Nordic delivery management software company Consignor, has opened an office in London, citing the growth of the UK ecommerce sector as a reason for the move. Last year the company, which was previously known as EDI-Soft, expanded into China.
Retailers are constantly under pressure to balance fulfilment capability with shoppers’ demand, as evidenced in the InternetRetailing UK Top500 (IRUK Top500) which was published early this month. The IRUK Top500’s operations & logistics dimension explored the growth of delivery and collection services in the UK retail sector, and demonstrated the way in which consumer expectations are driving innovation.
That need to innovate, develop new services, and streamline existing ones in order to keep the delivery promise makes the UK an attractive market, Consignor vice president Steffan Pasgaard said. “We see great potential in improving freight and delivery in the UK, as it is a country where the ecommerce industry is growing fast. Both e-tailers and other businesses with shipping needs will achieve huge economic benefits in being effectively connected with the carriers, since delivery is a crucial part of the supply chain.”

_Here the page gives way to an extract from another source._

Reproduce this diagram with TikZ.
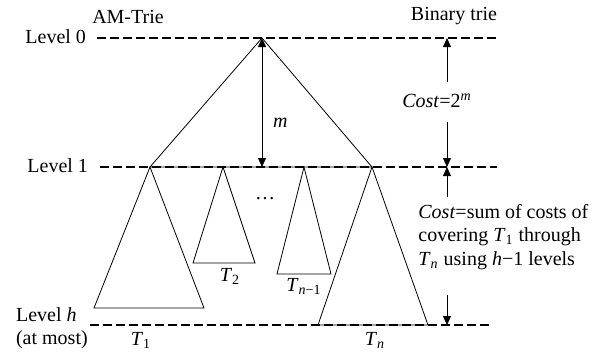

The company claims to have the largest carrier library of any business in its sector, which would make it possible for retailers to have a wider choice of carrier, and therefore delivery services, from one supplier system.
Consignor’s UK managing director is Gary Carlile, who was formerly head of business development & carrier strategic relationships at supply chain systems provider, Digital Applications International.
Another Nordic delivery business making in-roads in the UK, is Nimber, which describes itself as a social delivery service. Nimber allows consumers to arrange for parcels, packages and even large items to be picked up and delivered by members of the public who happen to be passing their way, although it clearly has the scope to become something lifestyle couriers get involved in.
Very much part of the sharing economy ethos, Nimber hopes to tap into journeys people are already making as a way of tackling the last mile in a more eco-friendly manner. For example, commuters passing a collection point could take a parcel to an address on their way to work. Nimber is understood to have been involved in trials with at least one major UK click-and-collect destination provider.